-- start of AVAILABLE DATA --
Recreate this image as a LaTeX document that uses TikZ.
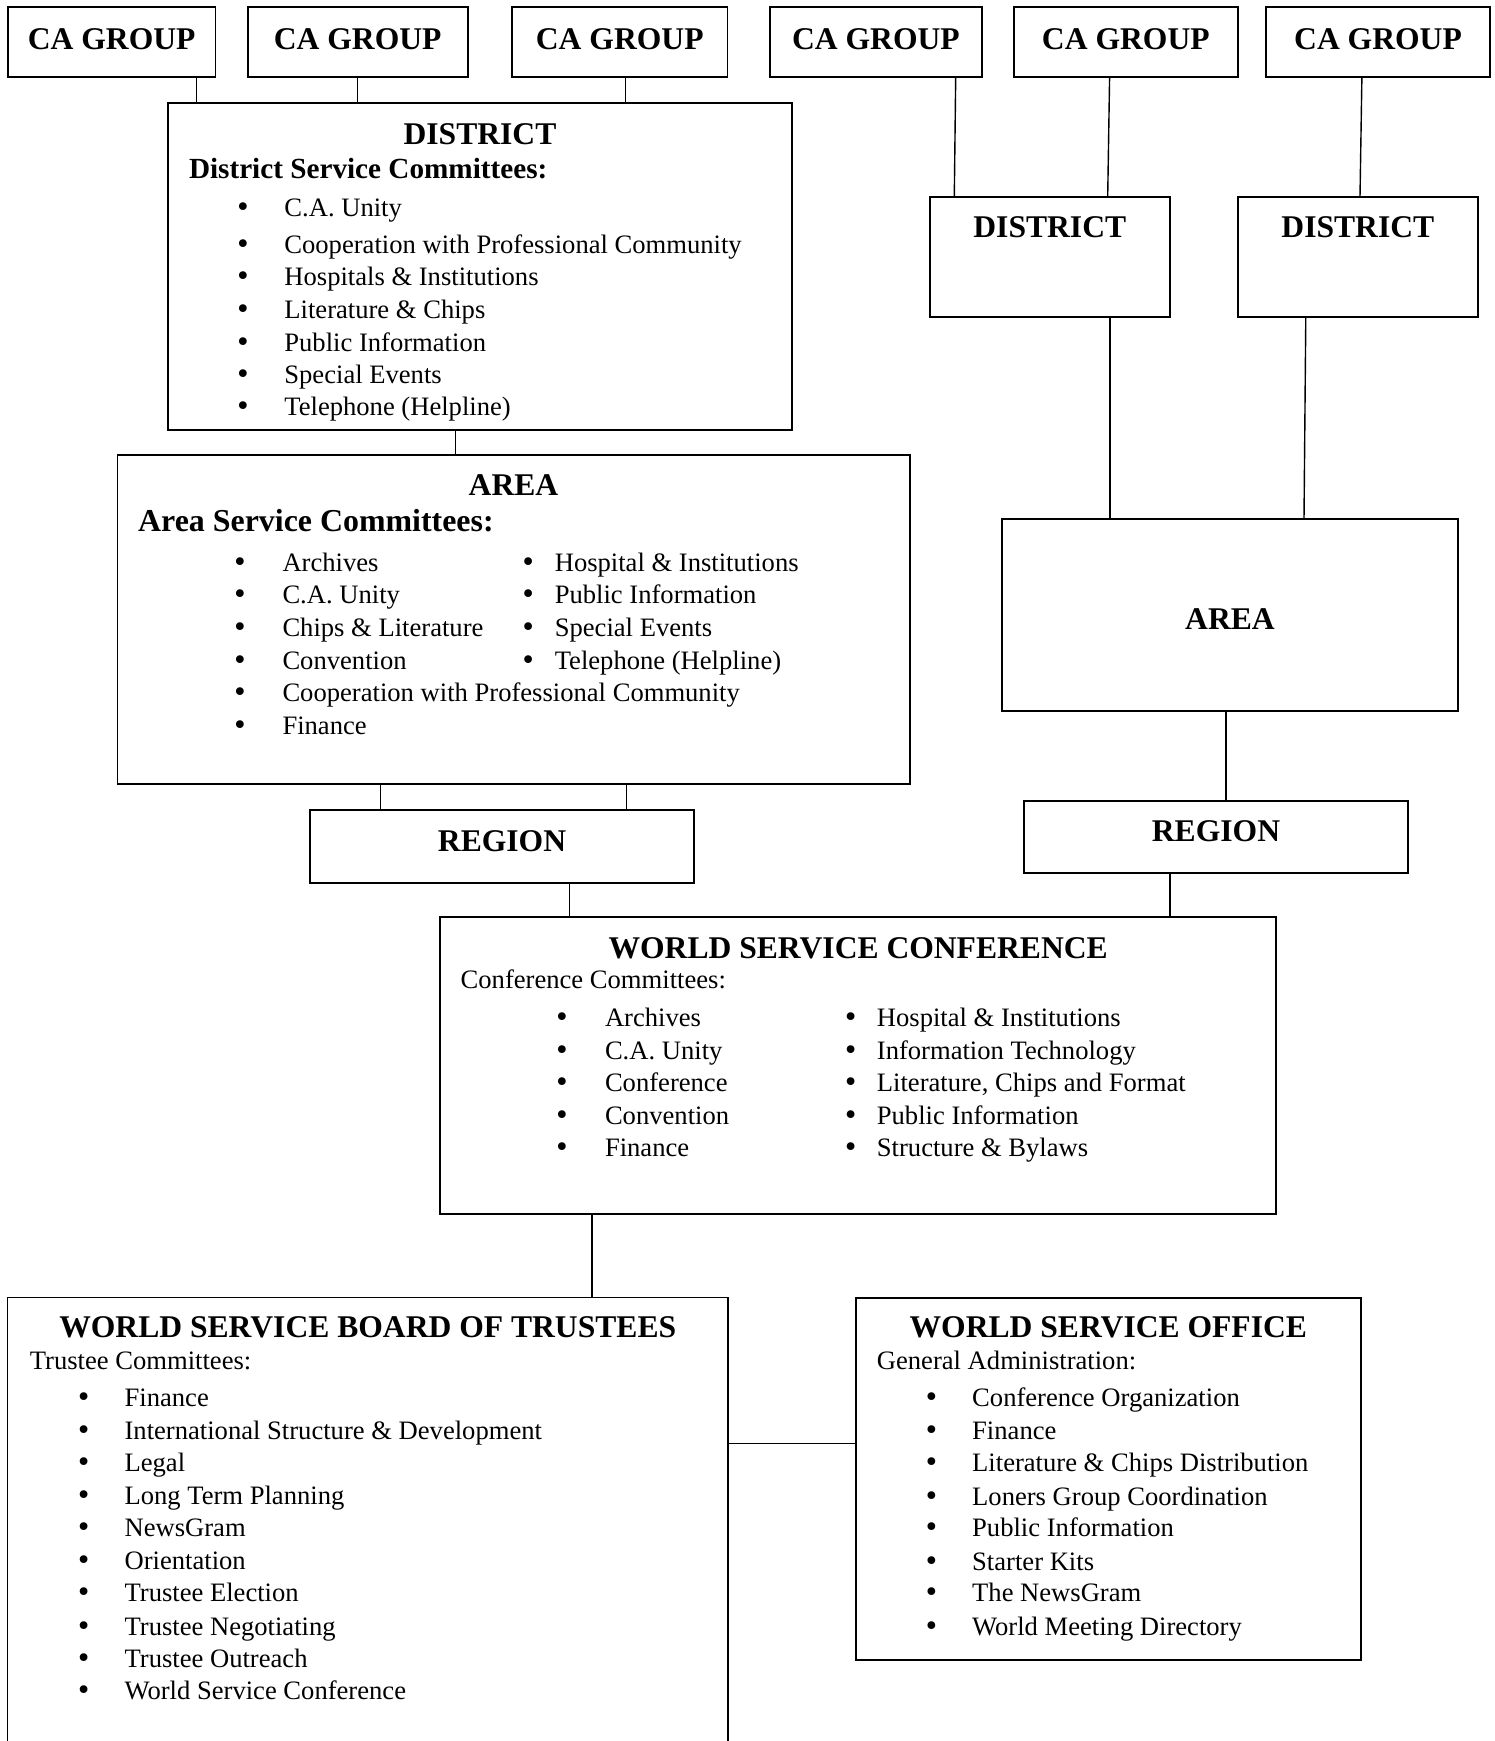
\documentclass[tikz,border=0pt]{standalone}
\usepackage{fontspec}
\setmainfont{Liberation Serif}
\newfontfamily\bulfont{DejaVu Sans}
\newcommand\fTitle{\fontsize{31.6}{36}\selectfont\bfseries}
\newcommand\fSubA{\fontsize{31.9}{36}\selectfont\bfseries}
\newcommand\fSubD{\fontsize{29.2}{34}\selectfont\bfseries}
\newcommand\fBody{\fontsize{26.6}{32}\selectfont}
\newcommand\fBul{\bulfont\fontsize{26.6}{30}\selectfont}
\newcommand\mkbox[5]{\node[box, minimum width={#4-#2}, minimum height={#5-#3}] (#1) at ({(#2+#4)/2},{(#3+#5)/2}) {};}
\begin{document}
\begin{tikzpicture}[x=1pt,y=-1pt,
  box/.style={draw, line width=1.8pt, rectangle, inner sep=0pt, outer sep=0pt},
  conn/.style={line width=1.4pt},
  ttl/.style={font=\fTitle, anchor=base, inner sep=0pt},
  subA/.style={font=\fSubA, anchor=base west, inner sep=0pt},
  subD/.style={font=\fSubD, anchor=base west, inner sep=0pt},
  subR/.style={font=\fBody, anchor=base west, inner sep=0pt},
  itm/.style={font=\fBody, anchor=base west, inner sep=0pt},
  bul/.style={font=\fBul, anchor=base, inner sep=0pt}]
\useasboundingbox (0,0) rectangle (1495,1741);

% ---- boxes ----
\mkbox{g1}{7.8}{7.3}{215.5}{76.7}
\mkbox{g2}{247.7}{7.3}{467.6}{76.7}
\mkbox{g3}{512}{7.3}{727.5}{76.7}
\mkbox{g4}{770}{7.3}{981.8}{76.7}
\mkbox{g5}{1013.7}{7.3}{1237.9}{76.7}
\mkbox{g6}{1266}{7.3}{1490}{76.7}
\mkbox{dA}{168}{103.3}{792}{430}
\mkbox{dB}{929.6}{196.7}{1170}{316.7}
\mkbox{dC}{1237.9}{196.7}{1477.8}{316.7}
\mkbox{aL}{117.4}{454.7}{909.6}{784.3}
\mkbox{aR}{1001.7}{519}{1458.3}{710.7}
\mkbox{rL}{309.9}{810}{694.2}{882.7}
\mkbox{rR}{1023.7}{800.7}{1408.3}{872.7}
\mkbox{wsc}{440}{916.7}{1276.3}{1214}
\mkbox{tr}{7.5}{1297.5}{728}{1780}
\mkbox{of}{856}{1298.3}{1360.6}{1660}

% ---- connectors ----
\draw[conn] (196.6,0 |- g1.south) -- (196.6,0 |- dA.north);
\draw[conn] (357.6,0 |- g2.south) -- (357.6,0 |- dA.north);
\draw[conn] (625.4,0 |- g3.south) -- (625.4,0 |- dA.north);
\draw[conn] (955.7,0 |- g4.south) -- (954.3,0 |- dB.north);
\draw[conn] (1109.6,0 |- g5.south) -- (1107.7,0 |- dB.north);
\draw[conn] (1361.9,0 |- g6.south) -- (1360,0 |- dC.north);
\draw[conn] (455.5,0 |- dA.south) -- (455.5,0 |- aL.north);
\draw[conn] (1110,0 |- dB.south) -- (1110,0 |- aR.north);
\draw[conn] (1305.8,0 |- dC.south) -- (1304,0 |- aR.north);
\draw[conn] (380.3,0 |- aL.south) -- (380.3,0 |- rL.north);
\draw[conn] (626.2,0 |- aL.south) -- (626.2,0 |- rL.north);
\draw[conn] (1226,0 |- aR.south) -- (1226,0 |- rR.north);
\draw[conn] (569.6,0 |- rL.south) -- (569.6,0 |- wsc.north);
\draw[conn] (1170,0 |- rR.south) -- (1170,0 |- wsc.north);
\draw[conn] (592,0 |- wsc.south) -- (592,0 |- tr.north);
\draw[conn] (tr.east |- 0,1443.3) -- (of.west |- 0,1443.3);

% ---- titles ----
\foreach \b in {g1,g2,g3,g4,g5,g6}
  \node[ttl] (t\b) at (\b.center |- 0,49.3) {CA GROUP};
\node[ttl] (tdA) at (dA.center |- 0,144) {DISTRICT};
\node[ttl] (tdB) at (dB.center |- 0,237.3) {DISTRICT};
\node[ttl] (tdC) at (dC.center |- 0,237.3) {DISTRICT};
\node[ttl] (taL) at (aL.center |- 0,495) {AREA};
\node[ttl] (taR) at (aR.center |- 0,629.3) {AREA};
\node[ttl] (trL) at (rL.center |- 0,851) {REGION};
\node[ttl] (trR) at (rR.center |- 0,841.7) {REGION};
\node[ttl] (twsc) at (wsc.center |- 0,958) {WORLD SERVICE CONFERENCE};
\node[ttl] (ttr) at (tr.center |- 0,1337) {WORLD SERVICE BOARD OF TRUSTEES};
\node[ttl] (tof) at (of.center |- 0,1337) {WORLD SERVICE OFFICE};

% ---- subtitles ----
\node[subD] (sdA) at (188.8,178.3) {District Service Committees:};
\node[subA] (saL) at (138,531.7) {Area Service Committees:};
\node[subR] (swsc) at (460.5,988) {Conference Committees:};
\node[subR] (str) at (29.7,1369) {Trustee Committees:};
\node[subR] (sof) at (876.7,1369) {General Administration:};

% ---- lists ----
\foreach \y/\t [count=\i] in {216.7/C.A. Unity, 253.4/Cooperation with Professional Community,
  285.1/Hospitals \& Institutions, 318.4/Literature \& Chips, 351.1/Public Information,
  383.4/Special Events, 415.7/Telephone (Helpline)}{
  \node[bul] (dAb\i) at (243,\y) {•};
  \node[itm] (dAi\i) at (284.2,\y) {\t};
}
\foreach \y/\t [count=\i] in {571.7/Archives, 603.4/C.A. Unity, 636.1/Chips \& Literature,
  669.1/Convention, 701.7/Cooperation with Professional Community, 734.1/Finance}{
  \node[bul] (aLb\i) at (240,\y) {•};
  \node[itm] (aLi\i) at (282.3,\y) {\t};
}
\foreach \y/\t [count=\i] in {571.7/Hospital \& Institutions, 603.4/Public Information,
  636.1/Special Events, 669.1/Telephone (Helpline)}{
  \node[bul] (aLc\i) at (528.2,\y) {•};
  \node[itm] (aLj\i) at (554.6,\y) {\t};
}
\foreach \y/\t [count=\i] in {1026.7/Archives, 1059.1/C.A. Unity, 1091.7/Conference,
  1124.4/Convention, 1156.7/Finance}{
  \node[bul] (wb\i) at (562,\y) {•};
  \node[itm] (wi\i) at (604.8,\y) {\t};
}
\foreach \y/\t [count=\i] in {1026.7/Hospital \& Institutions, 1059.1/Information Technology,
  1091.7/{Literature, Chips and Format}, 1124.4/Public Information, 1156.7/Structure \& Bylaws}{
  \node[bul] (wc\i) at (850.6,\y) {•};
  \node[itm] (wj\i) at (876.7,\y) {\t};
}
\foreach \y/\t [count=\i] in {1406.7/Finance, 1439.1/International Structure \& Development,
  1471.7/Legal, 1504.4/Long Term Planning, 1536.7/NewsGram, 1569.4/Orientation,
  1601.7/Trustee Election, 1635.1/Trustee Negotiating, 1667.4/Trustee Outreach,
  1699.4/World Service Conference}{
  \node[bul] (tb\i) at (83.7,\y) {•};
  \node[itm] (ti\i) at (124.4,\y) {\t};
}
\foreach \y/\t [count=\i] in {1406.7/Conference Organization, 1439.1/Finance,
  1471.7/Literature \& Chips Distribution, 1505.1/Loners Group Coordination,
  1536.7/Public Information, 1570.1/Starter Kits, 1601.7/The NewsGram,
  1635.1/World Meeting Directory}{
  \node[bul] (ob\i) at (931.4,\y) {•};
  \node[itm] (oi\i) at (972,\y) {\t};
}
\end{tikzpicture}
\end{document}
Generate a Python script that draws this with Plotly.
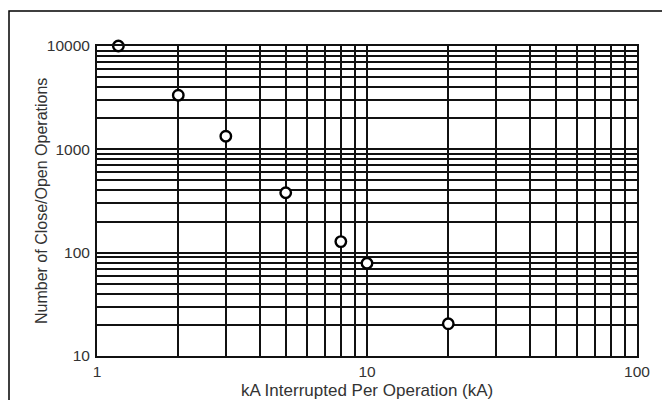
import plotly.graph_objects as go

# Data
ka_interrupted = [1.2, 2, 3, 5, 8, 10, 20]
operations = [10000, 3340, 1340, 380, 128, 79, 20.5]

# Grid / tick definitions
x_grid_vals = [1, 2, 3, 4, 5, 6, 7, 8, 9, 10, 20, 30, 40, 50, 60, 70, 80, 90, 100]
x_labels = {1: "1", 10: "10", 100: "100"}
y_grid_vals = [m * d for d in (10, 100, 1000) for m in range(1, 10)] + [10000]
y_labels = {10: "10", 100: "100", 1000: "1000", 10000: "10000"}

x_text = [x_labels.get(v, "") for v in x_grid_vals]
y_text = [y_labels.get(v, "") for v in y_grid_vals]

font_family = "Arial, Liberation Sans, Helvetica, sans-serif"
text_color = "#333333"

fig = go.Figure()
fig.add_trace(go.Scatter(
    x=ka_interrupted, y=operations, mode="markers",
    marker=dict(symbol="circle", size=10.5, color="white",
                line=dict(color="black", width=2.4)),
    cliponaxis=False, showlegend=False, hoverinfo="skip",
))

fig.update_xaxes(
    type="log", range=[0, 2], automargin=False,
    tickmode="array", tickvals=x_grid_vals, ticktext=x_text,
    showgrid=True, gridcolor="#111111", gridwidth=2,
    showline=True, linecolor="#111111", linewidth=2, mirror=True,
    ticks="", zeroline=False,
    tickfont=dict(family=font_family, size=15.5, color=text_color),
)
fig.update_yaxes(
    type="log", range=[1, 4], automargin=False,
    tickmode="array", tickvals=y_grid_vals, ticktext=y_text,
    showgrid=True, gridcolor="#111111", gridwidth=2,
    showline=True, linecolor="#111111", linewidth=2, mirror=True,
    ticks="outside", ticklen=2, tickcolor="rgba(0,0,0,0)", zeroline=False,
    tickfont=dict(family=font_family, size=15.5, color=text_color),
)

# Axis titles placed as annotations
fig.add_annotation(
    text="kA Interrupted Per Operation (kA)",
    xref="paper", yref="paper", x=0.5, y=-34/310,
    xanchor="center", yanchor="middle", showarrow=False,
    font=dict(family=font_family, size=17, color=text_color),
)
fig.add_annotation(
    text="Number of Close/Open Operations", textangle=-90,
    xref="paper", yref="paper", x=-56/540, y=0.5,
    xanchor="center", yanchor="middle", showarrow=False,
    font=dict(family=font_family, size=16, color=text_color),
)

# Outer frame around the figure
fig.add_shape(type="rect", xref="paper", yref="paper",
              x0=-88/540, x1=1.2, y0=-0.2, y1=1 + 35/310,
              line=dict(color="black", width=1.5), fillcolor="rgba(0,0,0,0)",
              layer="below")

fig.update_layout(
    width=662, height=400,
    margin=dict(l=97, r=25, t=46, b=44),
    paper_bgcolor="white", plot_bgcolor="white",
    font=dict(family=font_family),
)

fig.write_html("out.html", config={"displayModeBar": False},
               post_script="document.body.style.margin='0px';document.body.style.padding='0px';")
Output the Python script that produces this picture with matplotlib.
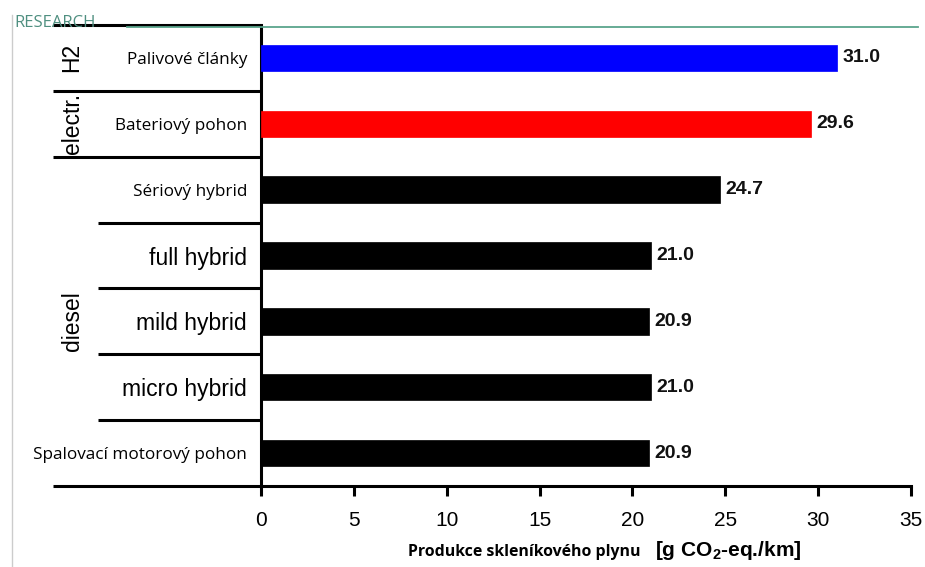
-- end of AVAILABLE DATA --
WHAT IS EXPECTED —
Above are several records. Count the lines among them that contain "Python" and give only the total.

ANSWER TO THIS PROBLEM —
2